Jurassic World: Dominion brings the least to the table of this franchise and dinosaur movies in general.

Jurassic World: Dominion (2022) Review By

Published on June 16, 2022

Rating 2 /5


If the previous two Jurassic World movies were considered safe retreads, Dominion arrives safest and blandest of the trilogy. Here is a film that feels less like a thrilling adventure of dinosaurs in modern times and more like a nostalgic special for Jurassic Park fans. For the first time in decades, you’ll be able to see the original Jurassic Park stars of Sam Neill, Laura Dern, and Jeff Goldblum together again. Don’t expect them to expand on their characters though as they mostly just get out of the way for the dinosaur spectacle.

It seems to be business as usual for the Jurassic crew new and old. The events of Fallen Kingdom have led to dinosaurs running rampant around the world. Some of them are too wild to contain while others have become black-market items. A new corporation, Biosyn, is taking advantage of this situation by housing and studying the dinosaurs for all the scientific breakthroughs they may be worth. Of course, the corporation is greedy, and evil, and, in the words of Goldblum’s Ian Malcolm, spent more time asking if they could rather than if they should. So there’s another billionaire to prove wrong and another dinosaur enclosure to escape from.

The Jurassic World ensemble is back but with more on their plate besides developing better as people. Owen Grady (Chris Pratt) is still doing his dinosaur wrangling thing which is even more needed in a time where farm ranges are rampant with rampaging prehistoric creatures. While he keeps mountain ranges free of dinosaur stampedes and sees his old raptor pal Blue is safe, his love interest Claire Dearing (Bryce Dallas Howard) is still doing her revolution thing of freeing dinosaurs from captivity, despite such an act being what led to the current state of dinosaurs being on the loose to terrorize the public. The two save dinos by day and by night they look after their adopted teen Maisie Lockwood (Isabella Sermon), a clone that is highly sought by Biosyn.

The Jurassic Park crew returns as well, also doing the same old things. Ellie Statler (Dern) is investigating Biosyn for genetically modified bugs and still finds herself fascinated by dinosaurs. Alan Grant (Neill) is still working at excavation sites digging up fossils but is willing to drop it all if it means working with Ellie again. Ian Malcolm (Goldblum) is still lecturing and stammering about evolution and the dangers of genetics. They’re all brought together again by the dangers of another corporation and once more fleeing dinosaurs they’re trying not to harm.

Of course, the real draw for another Jurassic World is the dinosaurs and you get plenty of them here. There are dinosaurs small enough to be considered as pesky as rampaging turkeys or massive ones large enough to smash into buildings. Despite placing these creatures in far more than an enclosed setting of nature, don’t get too excited. The dinosaur co-existence is given a rather brief exploration before the film settles into a needlessly complicated plot of genetic manipulation, underground dinosaur sales, greedy corporate interests, and revelations made about cloning. All of it is mashed together and churned out agonizingly slow in a slog of an adventure that runs 2.5 hours long.

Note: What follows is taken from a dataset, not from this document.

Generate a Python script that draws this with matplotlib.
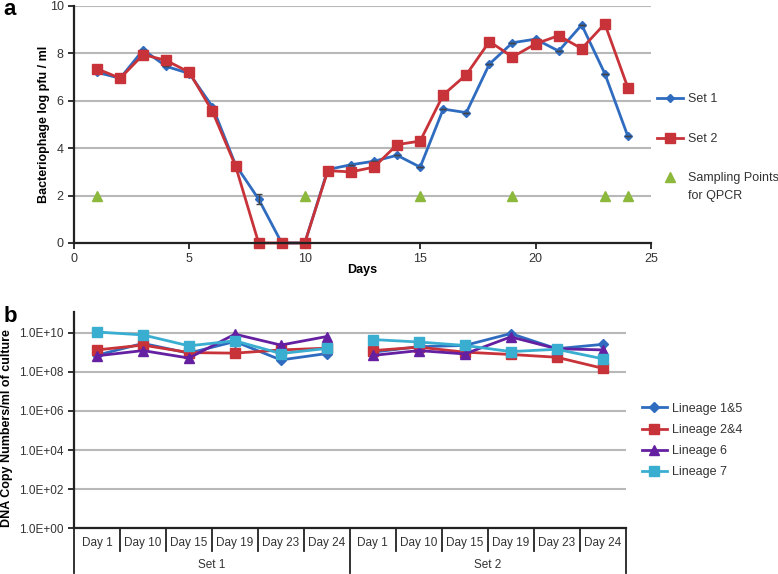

This film is almost like a testing ground to see how many times you can watch the same dino theatrics before they grow tiresome. If you've seen all five previous films, you’re likely aware of the common trope where humans try to remain quiet while a massive dinosaur tries to hunt them, breathing heavily and roaring while stalking its prey. Well, you get a lot of that here. Too much, in fact. By the time the film gets to the fourth sequence of Claire running and hiding from dinosaurs, the glamor of the detailed CGI creatures wears off fast.

Jurassic World: Dominion brings the least to the table of this franchise and dinosaur movies in general. The characters become boring vehicles of exposition and merely reiterate past tropes with little to no reinvention of their quirks. The most we get is the usually cynical and dry-witted Ian deciding that this time he won’t undo his shirt. The film spends so much time focusing on these charisma-free characters that it hardly has time to address the more compelling figures of the mercenary pilot Kayla Watts (DeWanda Wise) or the morally conflicted Biosyn communications head Ramsay Cole (Mamoudou Athie). Rather than better develop these characters, Dominion remains stuck in a nostalgic past it feels like it can never escape from.